MATERIAL PROVIDED
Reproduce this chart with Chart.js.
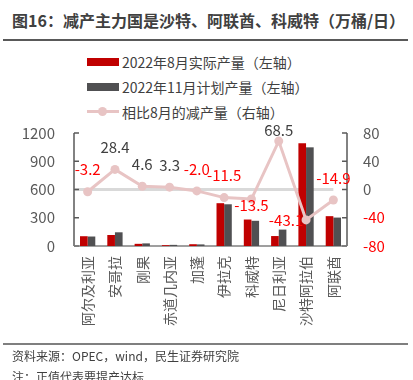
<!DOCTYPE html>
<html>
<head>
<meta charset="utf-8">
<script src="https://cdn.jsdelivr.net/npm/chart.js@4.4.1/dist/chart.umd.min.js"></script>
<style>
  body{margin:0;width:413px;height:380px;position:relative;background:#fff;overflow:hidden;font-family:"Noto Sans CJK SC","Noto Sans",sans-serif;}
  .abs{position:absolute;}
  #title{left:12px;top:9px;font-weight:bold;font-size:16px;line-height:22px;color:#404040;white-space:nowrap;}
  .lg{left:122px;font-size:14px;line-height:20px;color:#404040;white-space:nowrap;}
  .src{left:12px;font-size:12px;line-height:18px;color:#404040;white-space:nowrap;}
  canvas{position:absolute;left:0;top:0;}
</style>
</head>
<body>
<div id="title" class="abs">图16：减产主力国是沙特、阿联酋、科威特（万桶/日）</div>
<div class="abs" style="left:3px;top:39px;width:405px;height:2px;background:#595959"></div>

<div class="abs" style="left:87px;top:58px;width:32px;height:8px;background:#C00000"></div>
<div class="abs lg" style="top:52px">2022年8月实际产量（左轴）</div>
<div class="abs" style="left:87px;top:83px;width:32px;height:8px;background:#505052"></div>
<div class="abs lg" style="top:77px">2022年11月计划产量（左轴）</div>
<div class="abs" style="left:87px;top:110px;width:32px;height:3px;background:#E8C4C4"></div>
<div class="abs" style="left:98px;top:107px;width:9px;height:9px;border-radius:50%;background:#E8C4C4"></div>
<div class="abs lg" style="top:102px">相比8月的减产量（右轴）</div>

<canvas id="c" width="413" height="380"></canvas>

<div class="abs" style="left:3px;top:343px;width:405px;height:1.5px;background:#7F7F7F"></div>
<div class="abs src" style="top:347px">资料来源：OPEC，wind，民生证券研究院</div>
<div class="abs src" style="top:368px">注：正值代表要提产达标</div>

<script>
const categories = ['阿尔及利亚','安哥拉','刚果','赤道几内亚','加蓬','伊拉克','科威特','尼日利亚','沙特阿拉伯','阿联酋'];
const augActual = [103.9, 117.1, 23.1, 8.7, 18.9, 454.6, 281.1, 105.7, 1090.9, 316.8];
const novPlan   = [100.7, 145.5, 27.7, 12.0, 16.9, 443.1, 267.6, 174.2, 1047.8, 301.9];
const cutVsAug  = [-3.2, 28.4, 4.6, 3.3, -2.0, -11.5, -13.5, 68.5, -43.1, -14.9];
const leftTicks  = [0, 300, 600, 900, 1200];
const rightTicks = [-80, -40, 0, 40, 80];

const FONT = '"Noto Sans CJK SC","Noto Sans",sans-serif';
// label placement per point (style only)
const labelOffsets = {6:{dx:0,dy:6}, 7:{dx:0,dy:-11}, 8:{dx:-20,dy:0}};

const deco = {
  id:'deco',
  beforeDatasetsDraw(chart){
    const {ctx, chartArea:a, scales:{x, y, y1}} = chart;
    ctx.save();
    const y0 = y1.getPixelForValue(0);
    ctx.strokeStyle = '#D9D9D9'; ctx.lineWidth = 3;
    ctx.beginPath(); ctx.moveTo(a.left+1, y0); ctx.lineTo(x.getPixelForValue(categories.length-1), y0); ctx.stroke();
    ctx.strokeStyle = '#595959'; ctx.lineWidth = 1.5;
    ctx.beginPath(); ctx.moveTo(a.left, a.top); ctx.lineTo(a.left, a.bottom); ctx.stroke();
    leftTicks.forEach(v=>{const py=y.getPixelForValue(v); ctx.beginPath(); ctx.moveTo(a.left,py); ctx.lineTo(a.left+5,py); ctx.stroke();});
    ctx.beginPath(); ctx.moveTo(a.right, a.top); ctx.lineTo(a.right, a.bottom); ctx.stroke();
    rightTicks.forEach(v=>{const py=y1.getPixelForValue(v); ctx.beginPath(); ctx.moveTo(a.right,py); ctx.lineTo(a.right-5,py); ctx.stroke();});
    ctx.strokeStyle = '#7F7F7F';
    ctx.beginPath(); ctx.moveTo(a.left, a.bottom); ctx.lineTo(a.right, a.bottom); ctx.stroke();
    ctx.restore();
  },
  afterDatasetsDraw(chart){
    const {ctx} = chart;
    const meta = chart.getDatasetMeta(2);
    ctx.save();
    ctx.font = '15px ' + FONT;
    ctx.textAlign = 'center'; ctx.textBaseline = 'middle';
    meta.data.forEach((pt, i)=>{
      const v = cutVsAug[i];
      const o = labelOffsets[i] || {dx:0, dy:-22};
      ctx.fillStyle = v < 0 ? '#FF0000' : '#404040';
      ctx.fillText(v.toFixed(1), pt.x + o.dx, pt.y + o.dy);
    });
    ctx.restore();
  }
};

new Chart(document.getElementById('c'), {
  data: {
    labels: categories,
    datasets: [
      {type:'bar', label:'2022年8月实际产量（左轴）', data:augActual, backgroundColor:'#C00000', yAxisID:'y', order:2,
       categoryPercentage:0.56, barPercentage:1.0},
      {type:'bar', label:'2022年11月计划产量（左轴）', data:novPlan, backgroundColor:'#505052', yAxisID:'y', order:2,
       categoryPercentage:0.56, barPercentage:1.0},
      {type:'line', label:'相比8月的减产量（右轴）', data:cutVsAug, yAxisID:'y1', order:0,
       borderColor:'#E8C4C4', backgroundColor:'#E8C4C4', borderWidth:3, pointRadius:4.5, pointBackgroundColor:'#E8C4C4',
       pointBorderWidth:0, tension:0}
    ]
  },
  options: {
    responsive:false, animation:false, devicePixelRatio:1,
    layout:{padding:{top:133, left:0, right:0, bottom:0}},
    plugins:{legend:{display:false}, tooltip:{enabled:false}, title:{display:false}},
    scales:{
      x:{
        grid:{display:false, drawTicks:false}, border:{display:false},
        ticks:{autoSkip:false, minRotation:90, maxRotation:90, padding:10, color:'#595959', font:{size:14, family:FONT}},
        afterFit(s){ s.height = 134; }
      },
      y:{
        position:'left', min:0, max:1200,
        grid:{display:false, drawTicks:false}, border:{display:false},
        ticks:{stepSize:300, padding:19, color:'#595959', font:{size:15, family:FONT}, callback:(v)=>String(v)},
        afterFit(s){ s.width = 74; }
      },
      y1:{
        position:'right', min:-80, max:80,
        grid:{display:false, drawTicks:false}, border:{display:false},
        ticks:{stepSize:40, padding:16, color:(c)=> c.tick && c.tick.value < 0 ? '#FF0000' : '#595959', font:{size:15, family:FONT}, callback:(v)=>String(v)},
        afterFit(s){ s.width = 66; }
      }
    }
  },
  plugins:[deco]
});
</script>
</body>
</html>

WHAT THE TASK ASKS
All of the lines above should be retyped precisely, apart from the pictures.

WRITTEN SOLUTION
Reproduce this chart with Chart.js.
<!DOCTYPE html>
<html>
<head>
<meta charset="utf-8">
<script src="https://cdn.jsdelivr.net/npm/chart.js@4.4.1/dist/chart.umd.min.js"></script>
<style>
  body{margin:0;width:413px;height:380px;position:relative;background:#fff;overflow:hidden;font-family:"Noto Sans CJK SC","Noto Sans",sans-serif;}
  .abs{position:absolute;}
  #title{left:12px;top:9px;font-weight:bold;font-size:16px;line-height:22px;color:#404040;white-space:nowrap;}
  .lg{left:122px;font-size:14px;line-height:20px;color:#404040;white-space:nowrap;}
  .src{left:12px;font-size:12px;line-height:18px;color:#404040;white-space:nowrap;}
  canvas{position:absolute;left:0;top:0;}
</style>
</head>
<body>
<div id="title" class="abs">图16：减产主力国是沙特、阿联酋、科威特（万桶/日）</div>
<div class="abs" style="left:3px;top:39px;width:405px;height:2px;background:#595959"></div>

<div class="abs" style="left:87px;top:58px;width:32px;height:8px;background:#C00000"></div>
<div class="abs lg" style="top:52px">2022年8月实际产量（左轴）</div>
<div class="abs" style="left:87px;top:83px;width:32px;height:8px;background:#505052"></div>
<div class="abs lg" style="top:77px">2022年11月计划产量（左轴）</div>
<div class="abs" style="left:87px;top:110px;width:32px;height:3px;background:#E8C4C4"></div>
<div class="abs" style="left:98px;top:107px;width:9px;height:9px;border-radius:50%;background:#E8C4C4"></div>
<div class="abs lg" style="top:102px">相比8月的减产量（右轴）</div>

<canvas id="c" width="413" height="380"></canvas>

<div class="abs" style="left:3px;top:343px;width:405px;height:1.5px;background:#7F7F7F"></div>
<div class="abs src" style="top:347px">资料来源：OPEC，wind，民生证券研究院</div>
<div class="abs src" style="top:368px">注：正值代表要提产达标</div>

<script>
const categories = ['阿尔及利亚','安哥拉','刚果','赤道几内亚','加蓬','伊拉克','科威特','尼日利亚','沙特阿拉伯','阿联酋'];
const augActual = [103.9, 117.1, 23.1, 8.7, 18.9, 454.6, 281.1, 105.7, 1090.9, 316.8];
const novPlan   = [100.7, 145.5, 27.7, 12.0, 16.9, 443.1, 267.6, 174.2, 1047.8, 301.9];
const cutVsAug  = [-3.2, 28.4, 4.6, 3.3, -2.0, -11.5, -13.5, 68.5, -43.1, -14.9];
const leftTicks  = [0, 300, 600, 900, 1200];
const rightTicks = [-80, -40, 0, 40, 80];

const FONT = '"Noto Sans CJK SC","Noto Sans",sans-serif';
// label placement per point (style only)
const labelOffsets = {6:{dx:0,dy:6}, 7:{dx:0,dy:-11}, 8:{dx:-20,dy:0}};

const deco = {
  id:'deco',
  beforeDatasetsDraw(chart){
    const {ctx, chartArea:a, scales:{x, y, y1}} = chart;
    ctx.save();
    const y0 = y1.getPixelForValue(0);
    ctx.strokeStyle = '#D9D9D9'; ctx.lineWidth = 3;
    ctx.beginPath(); ctx.moveTo(a.left+1, y0); ctx.lineTo(x.getPixelForValue(categories.length-1), y0); ctx.stroke();
    ctx.strokeStyle = '#595959'; ctx.lineWidth = 1.5;
    ctx.beginPath(); ctx.moveTo(a.left, a.top); ctx.lineTo(a.left, a.bottom); ctx.stroke();
    leftTicks.forEach(v=>{const py=y.getPixelForValue(v); ctx.beginPath(); ctx.moveTo(a.left,py); ctx.lineTo(a.left+5,py); ctx.stroke();});
    ctx.beginPath(); ctx.moveTo(a.right, a.top); ctx.lineTo(a.right, a.bottom); ctx.stroke();
    rightTicks.forEach(v=>{const py=y1.getPixelForValue(v); ctx.beginPath(); ctx.moveTo(a.right,py); ctx.lineTo(a.right-5,py); ctx.stroke();});
    ctx.strokeStyle = '#7F7F7F';
    ctx.beginPath(); ctx.moveTo(a.left, a.bottom); ctx.lineTo(a.right, a.bottom); ctx.stroke();
    ctx.restore();
  },
  afterDatasetsDraw(chart){
    const {ctx} = chart;
    const meta = chart.getDatasetMeta(2);
    ctx.save();
    ctx.font = '15px ' + FONT;
    ctx.textAlign = 'center'; ctx.textBaseline = 'middle';
    meta.data.forEach((pt, i)=>{
      const v = cutVsAug[i];
      const o = labelOffsets[i] || {dx:0, dy:-22};
      ctx.fillStyle = v < 0 ? '#FF0000' : '#404040';
      ctx.fillText(v.toFixed(1), pt.x + o.dx, pt.y + o.dy);
    });
    ctx.restore();
  }
};

new Chart(document.getElementById('c'), {
  data: {
    labels: categories,
    datasets: [
      {type:'bar', label:'2022年8月实际产量（左轴）', data:augActual, backgroundColor:'#C00000', yAxisID:'y', order:2,
       categoryPercentage:0.56, barPercentage:1.0},
      {type:'bar', label:'2022年11月计划产量（左轴）', data:novPlan, backgroundColor:'#505052', yAxisID:'y', order:2,
       categoryPercentage:0.56, barPercentage:1.0},
      {type:'line', label:'相比8月的减产量（右轴）', data:cutVsAug, yAxisID:'y1', order:0,
       borderColor:'#E8C4C4', backgroundColor:'#E8C4C4', borderWidth:3, pointRadius:4.5, pointBackgroundColor:'#E8C4C4',
       pointBorderWidth:0, tension:0}
    ]
  },
  options: {
    responsive:false, animation:false, devicePixelRatio:1,
    layout:{padding:{top:133, left:0, right:0, bottom:0}},
    plugins:{legend:{display:false}, tooltip:{enabled:false}, title:{display:false}},
    scales:{
      x:{
        grid:{display:false, drawTicks:false}, border:{display:false},
        ticks:{autoSkip:false, minRotation:90, maxRotation:90, padding:10, color:'#595959', font:{size:14, family:FONT}},
        afterFit(s){ s.height = 134; }
      },
      y:{
        position:'left', min:0, max:1200,
        grid:{display:false, drawTicks:false}, border:{display:false},
        ticks:{stepSize:300, padding:19, color:'#595959', font:{size:15, family:FONT}, callback:(v)=>String(v)},
        afterFit(s){ s.width = 74; }
      },
      y1:{
        position:'right', min:-80, max:80,
        grid:{display:false, drawTicks:false}, border:{display:false},
        ticks:{stepSize:40, padding:16, color:(c)=> c.tick && c.tick.value < 0 ? '#FF0000' : '#595959', font:{size:15, family:FONT}, callback:(v)=>String(v)},
        afterFit(s){ s.width = 66; }
      }
    }
  },
  plugins:[deco]
});
</script>
</body>
</html>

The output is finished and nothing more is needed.